GIVEN INFORMATION:

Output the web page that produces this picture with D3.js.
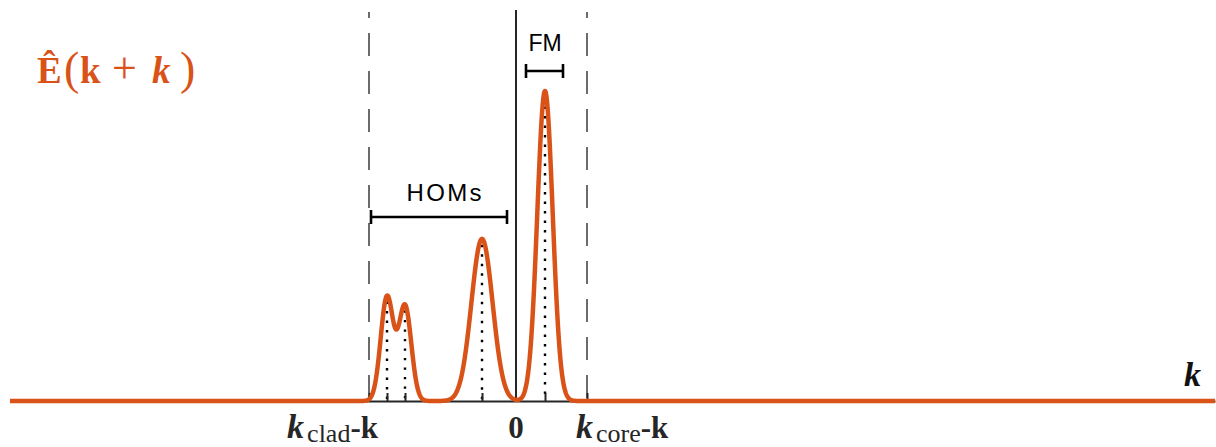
<html>
<head>
    <title>mode spectrum</title>
    <style>
        body { margin: 0; background: #fff; }
        .serif { font-family: "Liberation Serif", "DejaVu Serif", serif; }
        .sans { font-family: "Liberation Sans", Arial, sans-serif; }
        .axis path, .axis line { stroke: #262626; stroke-width: 2px; }
        .spectrum { fill: none; stroke: #D95319; stroke-width: 4.5px; stroke-linejoin: round; }
    </style>
</head>
<body>
    <div id="container"></div>
    <script src="https://cdnjs.cloudflare.com/ajax/libs/d3/7.8.5/d3.min.js"></script>
    <script>
        // mode positions relative to k (units of the k axis)
        let modeNames = ['HOM1', 'HOM2', 'HOM3', 'FM'],
            modePos = [-1.29, -1.11, -0.34, 0.29],
            modeAmp = [0.335, 0.306, 0.523, 1.0],
            modeWidth = [0.063, 0.063, 0.106, 0.077];

        let kClad = -1.47,
            kCore = 0.71,
            kRange = [-5.06, 6.99];

        let width = 1216,
            height = 447;

        let svg = d3.select('#container')
            .append('svg')
            .attr('width', width)
            .attr('height', height);

        let x = d3.scaleLinear().domain(kRange).range([10, 1215]),
            y = d3.scaleLinear().domain([0, 1]).range([401, 91]);

        function spectrum(k) {
            let s = 0;
            for (let i = 0; i < modePos.length; i++) {
                let u = (k - modePos[i]) / modeWidth[i];
                s += modeAmp[i] * Math.exp(-0.5 * u * u);
            }
            return s;
        }

        // dashed boundaries k_clad - k and k_core - k
        svg.selectAll('.bound')
            .data([kClad, kCore])
            .enter().append('line')
            .attr('class', 'bound')
            .attr('x1', d => x(d)).attr('x2', d => x(d))
            .attr('y1', 12).attr('y2', y(0))
            .attr('stroke', '#6b6b6b')
            .attr('stroke-width', 2)
            .attr('stroke-dasharray', '23,15')
            .attr('stroke-dashoffset', 17);

        // zero line
        svg.append('line')
            .attr('x1', x(0)).attr('x2', x(0))
            .attr('y1', 10).attr('y2', y(0))
            .attr('stroke', '#262626')
            .attr('stroke-width', 2);

        // dotted lines under the peaks
        svg.selectAll('.dots')
            .data(modePos)
            .enter().append('line')
            .attr('class', 'dots')
            .attr('x1', d => x(d)).attr('x2', d => x(d))
            .attr('y1', d => y(spectrum(d)) + 6).attr('y2', y(0))
            .attr('stroke', '#000')
            .attr('stroke-width', 2.4)
            .attr('stroke-dasharray', '2.4,7.1');

        // axis with upward ticks
        svg.append('g')
            .attr('class', 'axis')
            .attr('transform', 'translate(0,' + y(0) + ')')
            .call(d3.axisBottom(x)
                .tickValues([kClad].concat(modePos, [kCore]))
                .tickSizeInner(-8)
                .tickSizeOuter(0)
                .tickFormat(''));

        // the field curve
        let samples = d3.range(kRange[0], kRange[1] + 0.0025, 0.0025);
        let line = d3.line()
            .x(d => x(d))
            .y(d => y(spectrum(d)));
        svg.append('path')
            .datum(samples)
            .attr('class', 'spectrum')
            .attr('d', line);

        // brackets
        function bracket(x1, x2, yy) {
            let g = svg.append('g').attr('stroke', '#000').attr('stroke-width', 2.6);
            g.append('line').attr('x1', x1).attr('x2', x2).attr('y1', yy).attr('y2', yy);
            g.append('line').attr('x1', x1).attr('x2', x1).attr('y1', yy - 7).attr('y2', yy + 7);
            g.append('line').attr('x1', x2).attr('x2', x2).attr('y1', yy - 7).attr('y2', yy + 7);
        }
        bracket(x(kClad) + 2, x(0) - 9, 217);
        bracket(x(0.1), x(0.47), 71);

        svg.append('text').attr('class', 'sans')
            .attr('x', 444).attr('y', 201)
            .attr('text-anchor', 'middle')
            .style('font-size', '24px')
            .attr('textLength', 75)
            .text('HOMs');

        svg.append('text').attr('class', 'sans')
            .attr('x', x(0.29)).attr('y', 51)
            .attr('text-anchor', 'middle')
            .style('font-size', '23px')
            .text('FM');

        // title
        let title = svg.append('text').attr('class', 'serif')
            .attr('y', 83)
            .attr('fill', '#D95319')
            .style('font-size', '37px')
            .style('font-weight', 'bold');
        title.append('tspan').attr('x', 37).text('Ê');
        title.append('tspan').attr('x', 64).attr('y', 84).style('font-weight', 'normal').style('font-size', '46px').text('(');
        title.append('tspan').attr('x', 80).attr('y', 83).text('k');
        title.append('tspan').attr('x', 112).style('font-weight', 'normal').style('font-size', '44px').text('+');
        title.append('tspan').attr('x', 152).style('font-style', 'italic').text('k');
        title.append('tspan').attr('x', 180).attr('y', 84).style('font-weight', 'normal').style('font-size', '46px').text(')');

        // axis variable
        svg.append('text').attr('class', 'serif')
            .attr('x', 1201).attr('y', 386)
            .attr('text-anchor', 'end')
            .attr('fill', '#111')
            .style('font-size', '34px')
            .style('font-weight', 'bold')
            .style('font-style', 'italic')
            .text('k');

        // bottom labels
        function kLabel(xx, anchor, sub) {
            let t = svg.append('text').attr('class', 'serif')
                .attr('x', xx).attr('y', 438)
                .attr('text-anchor', anchor)
                .attr('fill', '#262626')
                .style('font-size', '31px')
                .style('font-weight', 'bold');
            t.append('tspan').style('font-style', 'italic').style('font-size', '34px').text('k');
            t.append('tspan').attr('dx', 3).attr('dy', 4).style('font-size', '26px').style('font-weight', 'normal').text(sub);
            t.append('tspan').attr('dy', -4).text('-k');
        }
        kLabel(x(kClad) + 9, 'end', 'clad');
        kLabel(x(kCore) - 11, 'start', 'core');

        svg.append('text').attr('class', 'serif')
            .attr('x', x(0)).attr('y', 438)
            .attr('text-anchor', 'middle')
            .attr('fill', '#262626')
            .style('font-size', '31px')
            .style('font-weight', 'bold')
            .text('0');
    </script>
</body>
</html>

WORK TO COMPLETE: Copy the listing word for word, excluding its pictures.

WRITTEN RESPONSE:
Output the web page that produces this picture with D3.js.
<html>
<head>
    <title>mode spectrum</title>
    <style>
        body { margin: 0; background: #fff; }
        .serif { font-family: "Liberation Serif", "DejaVu Serif", serif; }
        .sans { font-family: "Liberation Sans", Arial, sans-serif; }
        .axis path, .axis line { stroke: #262626; stroke-width: 2px; }
        .spectrum { fill: none; stroke: #D95319; stroke-width: 4.5px; stroke-linejoin: round; }
    </style>
</head>
<body>
    <div id="container"></div>
    <script src="https://cdnjs.cloudflare.com/ajax/libs/d3/7.8.5/d3.min.js"></script>
    <script>
        // mode positions relative to k (units of the k axis)
        let modeNames = ['HOM1', 'HOM2', 'HOM3', 'FM'],
            modePos = [-1.29, -1.11, -0.34, 0.29],
            modeAmp = [0.335, 0.306, 0.523, 1.0],
            modeWidth = [0.063, 0.063, 0.106, 0.077];

        let kClad = -1.47,
            kCore = 0.71,
            kRange = [-5.06, 6.99];

        let width = 1216,
            height = 447;

        let svg = d3.select('#container')
            .append('svg')
            .attr('width', width)
            .attr('height', height);

        let x = d3.scaleLinear().domain(kRange).range([10, 1215]),
            y = d3.scaleLinear().domain([0, 1]).range([401, 91]);

        function spectrum(k) {
            let s = 0;
            for (let i = 0; i < modePos.length; i++) {
                let u = (k - modePos[i]) / modeWidth[i];
                s += modeAmp[i] * Math.exp(-0.5 * u * u);
            }
            return s;
        }

        // dashed boundaries k_clad - k and k_core - k
        svg.selectAll('.bound')
            .data([kClad, kCore])
            .enter().append('line')
            .attr('class', 'bound')
            .attr('x1', d => x(d)).attr('x2', d => x(d))
            .attr('y1', 12).attr('y2', y(0))
            .attr('stroke', '#6b6b6b')
            .attr('stroke-width', 2)
            .attr('stroke-dasharray', '23,15')
            .attr('stroke-dashoffset', 17);

        // zero line
        svg.append('line')
            .attr('x1', x(0)).attr('x2', x(0))
            .attr('y1', 10).attr('y2', y(0))
            .attr('stroke', '#262626')
            .attr('stroke-width', 2);

        // dotted lines under the peaks
        svg.selectAll('.dots')
            .data(modePos)
            .enter().append('line')
            .attr('class', 'dots')
            .attr('x1', d => x(d)).attr('x2', d => x(d))
            .attr('y1', d => y(spectrum(d)) + 6).attr('y2', y(0))
            .attr('stroke', '#000')
            .attr('stroke-width', 2.4)
            .attr('stroke-dasharray', '2.4,7.1');

        // axis with upward ticks
        svg.append('g')
            .attr('class', 'axis')
            .attr('transform', 'translate(0,' + y(0) + ')')
            .call(d3.axisBottom(x)
                .tickValues([kClad].concat(modePos, [kCore]))
                .tickSizeInner(-8)
                .tickSizeOuter(0)
                .tickFormat(''));

        // the field curve
        let samples = d3.range(kRange[0], kRange[1] + 0.0025, 0.0025);
        let line = d3.line()
            .x(d => x(d))
            .y(d => y(spectrum(d)));
        svg.append('path')
            .datum(samples)
            .attr('class', 'spectrum')
            .attr('d', line);

        // brackets
        function bracket(x1, x2, yy) {
            let g = svg.append('g').attr('stroke', '#000').attr('stroke-width', 2.6);
            g.append('line').attr('x1', x1).attr('x2', x2).attr('y1', yy).attr('y2', yy);
            g.append('line').attr('x1', x1).attr('x2', x1).attr('y1', yy - 7).attr('y2', yy + 7);
            g.append('line').attr('x1', x2).attr('x2', x2).attr('y1', yy - 7).attr('y2', yy + 7);
        }
        bracket(x(kClad) + 2, x(0) - 9, 217);
        bracket(x(0.1), x(0.47), 71);

        svg.append('text').attr('class', 'sans')
            .attr('x', 444).attr('y', 201)
            .attr('text-anchor', 'middle')
            .style('font-size', '24px')
            .attr('textLength', 75)
            .text('HOMs');

        svg.append('text').attr('class', 'sans')
            .attr('x', x(0.29)).attr('y', 51)
            .attr('text-anchor', 'middle')
            .style('font-size', '23px')
            .text('FM');

        // title
        let title = svg.append('text').attr('class', 'serif')
            .attr('y', 83)
            .attr('fill', '#D95319')
            .style('font-size', '37px')
            .style('font-weight', 'bold');
        title.append('tspan').attr('x', 37).text('Ê');
        title.append('tspan').attr('x', 64).attr('y', 84).style('font-weight', 'normal').style('font-size', '46px').text('(');
        title.append('tspan').attr('x', 80).attr('y', 83).text('k');
        title.append('tspan').attr('x', 112).style('font-weight', 'normal').style('font-size', '44px').text('+');
        title.append('tspan').attr('x', 152).style('font-style', 'italic').text('k');
        title.append('tspan').attr('x', 180).attr('y', 84).style('font-weight', 'normal').style('font-size', '46px').text(')');

        // axis variable
        svg.append('text').attr('class', 'serif')
            .attr('x', 1201).attr('y', 386)
            .attr('text-anchor', 'end')
            .attr('fill', '#111')
            .style('font-size', '34px')
            .style('font-weight', 'bold')
            .style('font-style', 'italic')
            .text('k');

        // bottom labels
        function kLabel(xx, anchor, sub) {
            let t = svg.append('text').attr('class', 'serif')
                .attr('x', xx).attr('y', 438)
                .attr('text-anchor', anchor)
                .attr('fill', '#262626')
                .style('font-size', '31px')
                .style('font-weight', 'bold');
            t.append('tspan').style('font-style', 'italic').style('font-size', '34px').text('k');
            t.append('tspan').attr('dx', 3).attr('dy', 4).style('font-size', '26px').style('font-weight', 'normal').text(sub);
            t.append('tspan').attr('dy', -4).text('-k');
        }
        kLabel(x(kClad) + 9, 'end', 'clad');
        kLabel(x(kCore) - 11, 'start', 'core');

        svg.append('text').attr('class', 'serif')
            .attr('x', x(0)).attr('y', 438)
            .attr('text-anchor', 'middle')
            .attr('fill', '#262626')
            .style('font-size', '31px')
            .style('font-weight', 'bold')
            .text('0');
    </script>
</body>
</html>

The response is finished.